▸ WRITTEN TASK
Each line from the top of the listing through the one holding "var cx = function(i)" should be restated word for word, with nothing added and no pictures.

▸ RECORDS
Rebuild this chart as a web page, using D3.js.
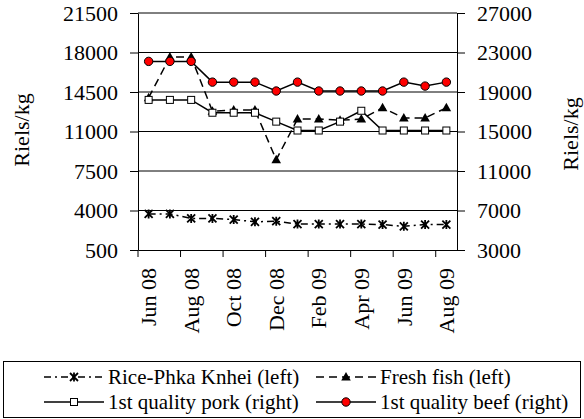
<!DOCTYPE html>
<html>
<head>
<meta charset="utf-8">
<script src="https://cdnjs.cloudflare.com/ajax/libs/d3/7.8.5/d3.min.js"></script>
<style>
  body { margin: 0; background: #fff; }
  text { font-family: "Liberation Serif" !important; }
</style>
</head>
<body>
<script>
// ---------------- data ----------------
var months = ["Jun 08", "Jul 08", "Aug 08", "Sep 08", "Oct 08", "Nov 08", "Dec 08", "Jan 09",
              "Feb 09", "Mar 09", "Apr 09", "May 09", "Jun 09", "Jul 09", "Aug 09"];
var tickMonths = ["Jun 08", "Aug 08", "Oct 08", "Dec 08", "Feb 09", "Apr 09", "Jun 09", "Aug 09"];

// left axis (Riels/kg)
var rice = [3700, 3700, 3300, 3300, 3200, 3000, 3050, 2800, 2800, 2800, 2800, 2750, 2600, 2750, 2750];
var fish = [14000, 17600, 17600, 12800, 12900, 12900, 8500, 12100, 12100, 12000, 12100, 13100, 12200, 12200, 13100];
// right axis (Riels/kg)
var pork = [18200, 18200, 18200, 16900, 16900, 16900, 16000, 15100, 15100, 16000, 17100, 15100, 15100, 15100, 15100];
var beef = [22100, 22100, 22100, 20000, 20000, 20000, 19100, 20000, 19100, 19100, 19100, 19100, 20000, 19600, 20000];

var leftTicks = [500, 4000, 7500, 11000, 14500, 18000, 21500];
var rightTicks = [3000, 7000, 11000, 15000, 19000, 23000, 27000];

var legendLabels = ["Rice-Phka Knhei (left)", "Fresh fish (left)",
                    "1st quality pork (right)", "1st quality beef (right)"];

// ---------------- layout ----------------
var svgWidth = 584, svgHeight = 419;
var plot = { left: 138, right: 457, top: 13, bottom: 250 };
var fontFam = "Liberation Serif";
var fontSize = "22px";

var svg = d3.select("body").append("svg")
  .attr("width", svgWidth)
  .attr("height", svgHeight);

var x = d3.scaleBand().domain(months).range([plot.left, plot.right]);
var yL = d3.scaleLinear().domain([500, 21500]).range([plot.bottom, plot.top]);
var yR = d3.scaleLinear().domain([3000, 27000]).range([plot.bottom, plot.top]);
var cx = function(i) { return x(months[i]) + x.bandwidth() / 2; };

// gridlines
svg.append("g").selectAll("line")
  .data(leftTicks.slice(1))
  .enter().append("line")
  .attr("x1", plot.left).attr("x2", plot.right)
  .attr("y1", d => yL(d)).attr("y2", d => yL(d))
  .attr("stroke", "#000").attr("stroke-width", 1);

// left axis
var leftAxis = svg.append("g")
  .attr("transform", `translate(${plot.left},0)`)
  .call(d3.axisLeft(yL).tickValues(leftTicks).tickFormat(d3.format("d"))
    .tickSize(8).tickPadding(12).tickSizeOuter(0));

// right axis
var rightAxis = svg.append("g")
  .attr("transform", `translate(${plot.right},0)`)
  .call(d3.axisRight(yR).tickValues(rightTicks).tickFormat(d3.format("d"))
    .tickSize(8).tickPadding(12).tickSizeOuter(0));

// bottom axis, ticks between categories, labels on category
var bw = x.bandwidth();
var bottomAxis = svg.append("g")
  .attr("transform", `translate(0,${plot.bottom})`)
  .call(d3.axisBottom(x).tickValues(tickMonths).tickSize(7).tickSizeOuter(0));
bottomAxis.selectAll(".tick line").attr("x1", -bw / 2).attr("x2", -bw / 2);
bottomAxis.selectAll(".tick text")
  .attr("transform", "rotate(-90)")
  .attr("x", -18).attr("y", 0).attr("dy", "0.35em")
  .style("text-anchor", "end");

[leftAxis, rightAxis, bottomAxis].forEach(function(a) {
  a.attr("font-family", null).attr("font-size", null);
  a.selectAll("text")
    .style("font-family", fontFam).style("font-size", fontSize)
    .attr("fill", "#000");
  a.selectAll("line, path").attr("stroke", "#000");
});

// axis titles
svg.append("text")
  .attr("transform", "translate(29,130) rotate(-90)")
  .style("text-anchor", "middle")
  .style("font-family", fontFam).style("font-size", fontSize)
  .text("Riels/kg");
svg.append("text")
  .attr("transform", "translate(578,134) rotate(-90)")
  .style("text-anchor", "middle")
  .style("font-family", fontFam).style("font-size", fontSize)
  .text("Riels/kg");

// ---------------- series ----------------
var starPath = "M-4,-4L4,4M-4,4L4,-4M0,-4.5L0,4.5";
var triPath = "M0,-5L4.8,3.5L-4.8,3.5Z";

function drawMarker(g, type) {
  if (type === "star") {
    g.append("path").attr("d", starPath).attr("stroke", "#000").attr("stroke-width", 1.8).attr("fill", "none");
  } else if (type === "tri") {
    g.append("path").attr("d", triPath).attr("fill", "#000");
  } else if (type === "square") {
    g.append("rect").attr("x", -3.5).attr("y", -3.5).attr("width", 7).attr("height", 7)
      .attr("fill", "#fff").attr("stroke", "#000").attr("stroke-width", 1);
  } else {
    g.append("circle").attr("r", 4.2).attr("fill", "#ff0000").attr("stroke", "#000").attr("stroke-width", 1);
  }
}

var series = [
  { values: rice, scale: yL, dash: "7,4,2,4", marker: "star" },
  { values: fish, scale: yL, dash: "8,5", marker: "tri" },
  { values: pork, scale: yR, dash: null, marker: "square" },
  { values: beef, scale: yR, dash: null, marker: "circle" }
];

series.forEach(function(s) {
  var line = d3.line()
    .x((d, i) => cx(i))
    .y(d => s.scale(d));
  svg.append("path")
    .datum(s.values)
    .attr("d", line)
    .attr("fill", "none")
    .attr("stroke", "#000")
    .attr("stroke-width", 1.5)
    .attr("stroke-dasharray", s.dash);
  s.values.forEach(function(v, i) {
    var g = svg.append("g").attr("transform", `translate(${cx(i)},${s.scale(v)})`);
    drawMarker(g, s.marker);
  });
});

// ---------------- legend ----------------
var legend = svg.append("g");
legend.append("rect")
  .attr("x", 3.5).attr("y", 361.5).attr("width", 577).attr("height", 56)
  .attr("fill", "#fff").attr("stroke", "#000").attr("stroke-width", 1);

var legendPos = [[44, 377], [316, 377], [44, 402], [316, 402]];
series.forEach(function(s, i) {
  var p = legendPos[i];
  var g = legend.append("g").attr("transform", `translate(${p[0]},${p[1]})`);
  g.append("line")
    .attr("x1", 0).attr("x2", 60).attr("y1", 0).attr("y2", 0)
    .attr("stroke", "#000").attr("stroke-width", 1.5)
    .attr("stroke-dasharray", s.dash);
  var m = g.append("g").attr("transform", "translate(30,0)");
  drawMarker(m, s.marker);
  g.append("text")
    .attr("x", 64).attr("y", 0).attr("dy", "0.33em")
    .style("font-family", fontFam).style("font-size", "21px")
    .text(legendLabels[i]);
});
</script>
</body>
</html>
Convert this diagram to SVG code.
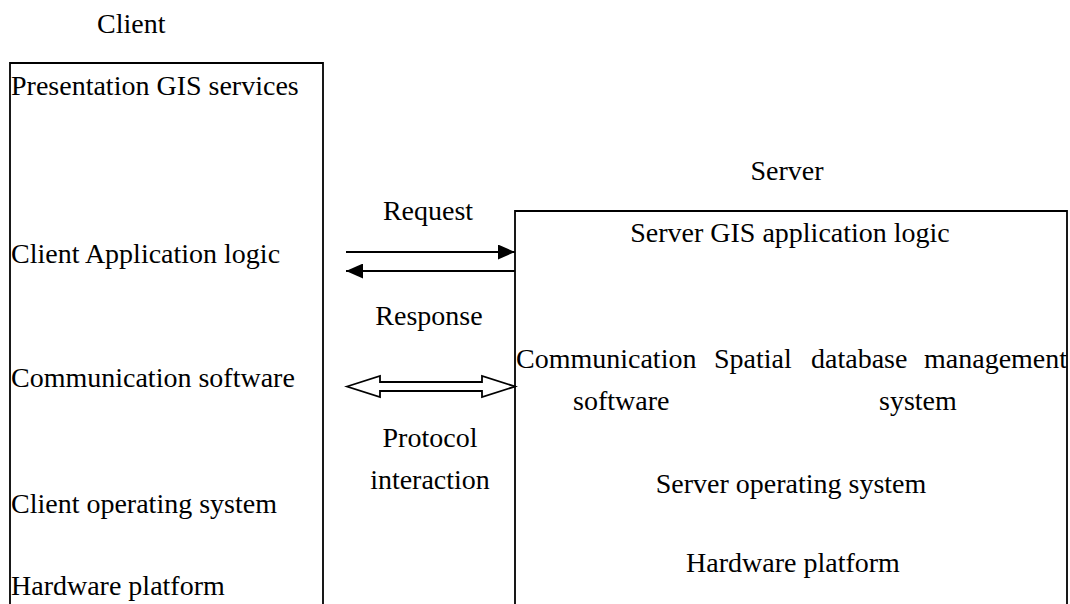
<svg xmlns="http://www.w3.org/2000/svg" width="1070" height="604" viewBox="0 0 1070 604">
<style>
text{font-family:"Liberation Serif","Times New Roman",serif;font-size:28px;fill:#000}
.box{fill:none;stroke:#000;stroke-width:1.8}
.ln{stroke:#000;stroke-width:1.8;fill:none}
.m{text-anchor:middle}
</style>
<defs>
<marker id="ah" markerWidth="17" markerHeight="15" refX="17" refY="7.5" orient="auto" markerUnits="userSpaceOnUse">
<path d="M0,0 L17,7.5 L0,15 Z" fill="#000"/>
</marker>
</defs>
<text x="97" y="33">Client</text>
<g id="client">
<path class="box" d="M10,604 V63 H323 V604"/>
<text x="11" y="95">Presentation GIS services</text>
<text x="11" y="263">Client Application logic</text>
<text x="11" y="387">Communication software</text>
<text x="11" y="513">Client operating system</text>
<text x="11" y="595">Hardware platform</text>
</g>
<text class="m" x="787" y="180">Server</text>
<g id="server">
<path class="box" d="M515,604 V211 H1067 V604"/>
<text class="m" x="790" y="242">Server GIS application logic</text>
<text y="368"><tspan x="516">Communication</tspan><tspan x="714">Spatial</tspan><tspan x="811">database</tspan><tspan x="924">management</tspan></text>
<text y="410"><tspan x="573">software</tspan><tspan x="879">system</tspan></text>
<text class="m" x="791" y="493">Server operating system</text>
<text class="m" x="793" y="572">Hardware platform</text>
</g>
<g id="connectors">
<line class="ln" x1="346" y1="252" x2="515" y2="252" marker-end="url(#ah)"/>
<line class="ln" x1="515" y1="271" x2="346" y2="271" marker-end="url(#ah)"/>
<path class="ln" d="M347,386.5 L380,376 V382 H482 V376 L515,386.5 L482,397 V391 H380 V397 Z" fill="#fff"/>
<text class="m" x="428" y="220">Request</text>
<text class="m" x="429" y="325">Response</text>
<text class="m" x="430" y="447">Protocol</text>
<text class="m" x="430" y="489">interaction</text>
</g>
</svg>
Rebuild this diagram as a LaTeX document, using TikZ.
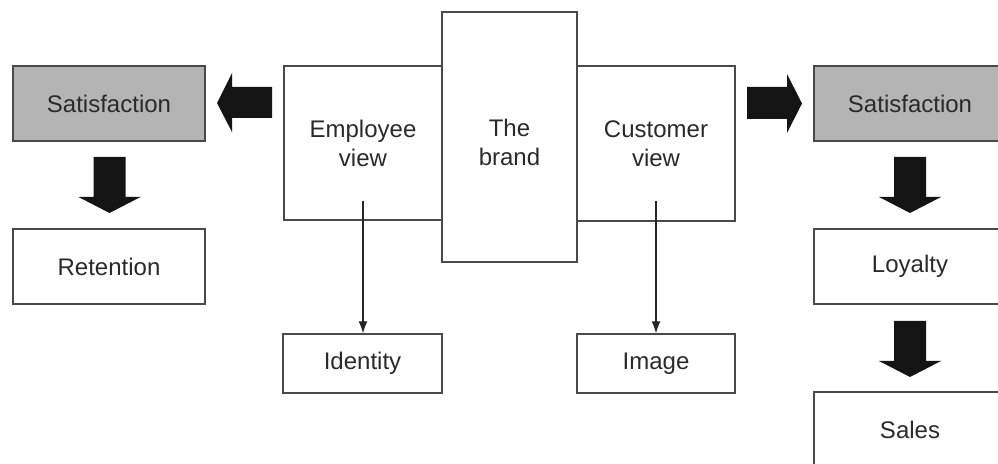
\documentclass[tikz,border=0pt]{standalone}
\usepackage{fontspec}
\setmainfont{Liberation Sans}
\usepackage{tikz}
\usetikzlibrary{arrows.meta}
\tikzset{>={Latex[length=12pt,width=9pt]}}
\definecolor{boxline}{HTML}{4A4A4A}
\definecolor{satgray}{HTML}{B4B4B4}
\definecolor{txtgray}{HTML}{2A2A2A}
\tikzset{
  box/.style={draw=boxline, line width=1.4pt, fill=white, text=txtgray,
    inner sep=0pt, align=center, font=\fontsize{24}{29}\selectfont},
  satbox/.style={box, fill=satgray},
  fat/.style={fill=black!92, draw=none}
}

\begin{document}
\begin{tikzpicture}[x=1pt,y=1pt]
    \clip (0,0) rectangle (998,463);
    \fill[white] (0,0) rectangle (998,463);
    % left side
    \node[satbox, minimum width=192pt, minimum height=75pt] (satL) at (109,359.5) {Satisfaction};
    \node[box, minimum width=192pt, minimum height=75pt] (ret) at (109,196.5) {Retention};
    % middle
    \node[box, minimum width=158pt, minimum height=154pt] (emp) at (363,320) {Employee\\view};
    \node[box, minimum width=158pt, minimum height=155pt] (cust) at (656,319.5) {Customer\\view};
    \node[box, minimum width=135pt, minimum height=250pt,
      label={[font=\fontsize{24}{29}\selectfont, text=txtgray, align=center, yshift=-5pt]center:The\\brand}] (brand) at (509.5,326) {};
    \node[box, minimum width=159pt, minimum height=59pt] (ident) at (362.5,99.5) {Identity};
    \node[box, minimum width=158pt, minimum height=59pt] (img) at (656,99.5) {Image};
    % right side
    \node[satbox, minimum width=192pt, minimum height=75pt] (satR) at (910,359.5) {Satisfaction};
    \node[box, minimum width=192pt, minimum height=75pt] (loy) at (910,196.5) {Loyalty};
    \node[box, minimum width=192pt, minimum height=75pt] (sales) at (910,33.5) {Sales};
    % thin arrows
    \coordinate (e1) at (363,262);
    \coordinate (c1) at (656,262);
    \draw[->, line width=1.1pt, black!85] (e1) -- (ident.north -| e1);
    \draw[->, line width=1.1pt, black!85] (c1) -- (img.north -| c1);
    % fat arrows
    \fill[fat] (217,360) -- (232,390) -- (232,376) -- (272,376) -- (272,345) -- (232,345) -- (232,331) -- cycle;
    \fill[fat] (802,359.5) -- (787,389) -- (787,376) -- (747,376) -- (747,344) -- (787,344) -- (787,330) -- cycle;
    \foreach \x/\y in {109.5/306, 910/306, 910/142}
      \fill[fat] (\x-16,\y) -- (\x+16,\y) -- (\x+16,\y-40) -- (\x+31,\y-40)
        -- (\x,\y-56) -- (\x-31,\y-40) -- (\x-16,\y-40) -- cycle;
\end{tikzpicture}
\end{document}
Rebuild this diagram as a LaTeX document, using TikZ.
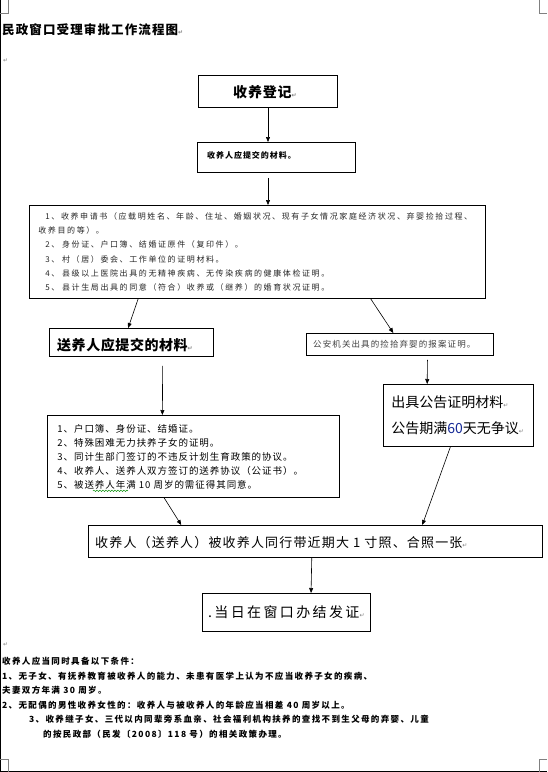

▸ TASK RESULT
Rebuild this chart as a web page, using D3.js.
<!DOCTYPE html>
<html>
<head>
<meta charset="utf-8">
<script src="https://cdnjs.cloudflare.com/ajax/libs/d3/7.8.5/d3.min.js"></script>
<style>
  body { margin: 0; background: #fff; }
  text { font-family: "Liberation Serif" !important; }
</style>
</head>
<body>
<script>
// ---------------- data ----------------
var months = ["Jun 08", "Jul 08", "Aug 08", "Sep 08", "Oct 08", "Nov 08", "Dec 08", "Jan 09",
              "Feb 09", "Mar 09", "Apr 09", "May 09", "Jun 09", "Jul 09", "Aug 09"];
var tickMonths = ["Jun 08", "Aug 08", "Oct 08", "Dec 08", "Feb 09", "Apr 09", "Jun 09", "Aug 09"];

// left axis (Riels/kg)
var rice = [3700, 3700, 3300, 3300, 3200, 3000, 3050, 2800, 2800, 2800, 2800, 2750, 2600, 2750, 2750];
var fish = [14000, 17600, 17600, 12800, 12900, 12900, 8500, 12100, 12100, 12000, 12100, 13100, 12200, 12200, 13100];
// right axis (Riels/kg)
var pork = [18200, 18200, 18200, 16900, 16900, 16900, 16000, 15100, 15100, 16000, 17100, 15100, 15100, 15100, 15100];
var beef = [22100, 22100, 22100, 20000, 20000, 20000, 19100, 20000, 19100, 19100, 19100, 19100, 20000, 19600, 20000];

var leftTicks = [500, 4000, 7500, 11000, 14500, 18000, 21500];
var rightTicks = [3000, 7000, 11000, 15000, 19000, 23000, 27000];

var legendLabels = ["Rice-Phka Knhei (left)", "Fresh fish (left)",
                    "1st quality pork (right)", "1st quality beef (right)"];

// ---------------- layout ----------------
var svgWidth = 584, svgHeight = 419;
var plot = { left: 138, right: 457, top: 13, bottom: 250 };
var fontFam = "Liberation Serif";
var fontSize = "22px";

var svg = d3.select("body").append("svg")
  .attr("width", svgWidth)
  .attr("height", svgHeight);

var x = d3.scaleBand().domain(months).range([plot.left, plot.right]);
var yL = d3.scaleLinear().domain([500, 21500]).range([plot.bottom, plot.top]);
var yR = d3.scaleLinear().domain([3000, 27000]).range([plot.bottom, plot.top]);
var cx = function(i) { return x(months[i]) + x.bandwidth() / 2; };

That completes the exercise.